Comment by vunderba

14 days ago

Interesting but frustratingly vague on details. How exactly are the models playing? Is it using some kind of PGN equivalent in Tetris that represents a on-going game, passing an ASCII representation, encoding as a JSON structure, or just directly sending screenshots of the game to the various LLMs?

6 comments

vunderba

storystarling 14 days ago

It has to be turn-based. Even with Flash's speed, the inference latency would kill you in a real-time loop. They're likely pausing the game state after every tick to wait for the API response before resuming.

ykhli 14 days ago

answered this in a comment above! It's not turn or visual layout based since LLMs are not trained that way.

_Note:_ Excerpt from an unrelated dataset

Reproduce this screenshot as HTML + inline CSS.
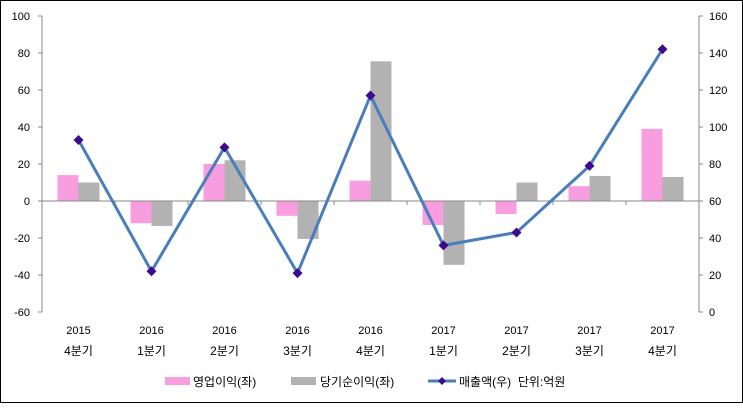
<!DOCTYPE html>
<html><head><meta charset="utf-8"><style>
body{margin:0;background:#fff}
svg text{font-family:"Liberation Sans","Noto Sans CJK KR",sans-serif;font-size:11px;fill:#000}
</style></head><body>
<svg width="743" height="403" viewBox="0 0 743 403">
<rect x="0.5" y="0.5" width="742" height="402" fill="#fff" stroke="#000"/>
<g id="g"></g>
</svg>
<script>
const years=["2015","2016","2016","2016","2016","2017","2017","2017","2017"];
const quarters=["4분기","1분기","2분기","3분기","4분기","1분기","2분기","3분기","4분기"];
const opProfit=[14,-12,20,-8,11,-13,-7,8,39];
const netProfit=[10,-13.5,22,-20.5,75.5,-34.5,10,13.5,13];
const revenue=[93,22,89,21,117,36,43,79,142];
const leftTicks=[100,80,60,40,20,0,-20,-40,-60];
const rightTicks=[160,140,120,100,80,60,40,20,0];
const NS="http://www.w3.org/2000/svg";
const g=document.getElementById('g');
const L=42,R=699,T=16,B=312;
const yL=v=>T+(100-v)/160*(B-T);
const yR=v=>T+(160-v)/160*(B-T);
const bw=(R-L)/years.length;
const cx=i=>L+bw*(i+0.5);
function mk(t,a,txt){const e=document.createElementNS(NS,t);for(const k in a)e.setAttribute(k,a[k]);if(txt!=null)e.textContent=txt;g.appendChild(e);return e;}
let e;
e=mk('line',{x1:L,y1:T,x2:L,y2:B,stroke:'#888'});


e=mk('line',{x1:R,y1:T,x2:R,y2:B,stroke:'#888'});


leftTicks.forEach(v=>{
 e=mk('line',{x1:L-4,y1:yL(v),x2:L,y2:yL(v),stroke:'#888'});
 
 
 e=mk('text',{x:L-12,y:yL(v)+4,'text-anchor':'end'},v);
 
 
});
rightTicks.forEach(v=>{
 e=mk('line',{x1:R,y1:yR(v),x2:R+4,y2:yR(v),stroke:'#888'});
 
 
 e=mk('text',{x:R+10,y:yR(v)+4},v);
 
 
});
years.forEach((y,i)=>{
 const x=cx(i),pw=21;
 const a=opProfit[i],b=netProfit[i];
 e=mk('rect',{x:x-pw,y:Math.min(yL(a),yL(0)),width:pw,height:Math.abs(yL(a)-yL(0)),fill:'#f89de0'});
 
 
 e=mk('rect',{x:x,y:Math.min(yL(b),yL(0)),width:pw,height:Math.abs(yL(b)-yL(0)),fill:'#b2b2b2'});
 
 
 e=mk('text',{x:x,y:334,'text-anchor':'middle'},y);
 
 
 e=mk('text',{x:x,y:355,'text-anchor':'middle','style':'font-size:12px'},quarters[i]);
 
 
 if(i>0){e=mk('line',{x1:L+bw*i,y1:yL(0),x2:L+bw*i,y2:yL(0)+4,stroke:'#888'});
 
 }
});
e=mk('line',{x1:L,y1:yL(0),x2:R,y2:yL(0),stroke:'#888'});


e=mk('polyline',{points:revenue.map((v,i)=>cx(i)+','+yR(v)).join(' '),fill:'none',stroke:'#4a7ebb',"stroke-width":3});


revenue.forEach((v,i)=>{const x=cx(i),y=yR(v);
 e=mk('polygon',{points:`${x},${y-5} ${x+5},${y} ${x},${y+5} ${x-5},${y}`,fill:'#3d0a91'});
 
 
});
e=mk('rect',{x:165,y:377,width:25,height:8,fill:'#f89de0'});


e=mk('text',{x:193,y:386,style:'font-size:12px'},'영업이익(좌)');


e=mk('rect',{x:291,y:377,width:25,height:8,fill:'#b2b2b2'});


e=mk('text',{x:320,y:386,style:'font-size:12px'},'당기순이익(좌)');


e=mk('line',{x1:428,y1:381,x2:456,y2:381,stroke:'#4a7ebb','stroke-width':3});


e=mk('polygon',{points:'442,377 446,381 442,385 438,381',fill:'#3d0a91'});


e=mk('text',{x:459,y:386,style:'font-size:12px;white-space:pre'},'매출액(우)\u00a0\u00a0단위:억원');


</script>
</body></html>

The representation is a JSON structure, but LLMs plug in algorithms and keeps optimizing it as the game state evolves

vunderba 14 days ago
Thanks for the clarification! Kind of reminds me of the Brian Moore's AI clocks which uses several LLMs to continuously generate HTML/CSS to create an analog clock for comparisons.
https://clocks.brianmoore.com
- ykhli 14 days ago
  
  Wow this is incredible!!
storystarling 13 days ago

Curious how the token economics compare here to a standard agent loop. It seems like if you're using the LLM as a JIT to optimize the algorithm as the game evolves, the context accumulation would get expensive fast even with Flash pricing.
mhh__ 14 days ago

I suppose you could argue about whether it's an LLM at that point but vision is a huge part of frontier models now, no?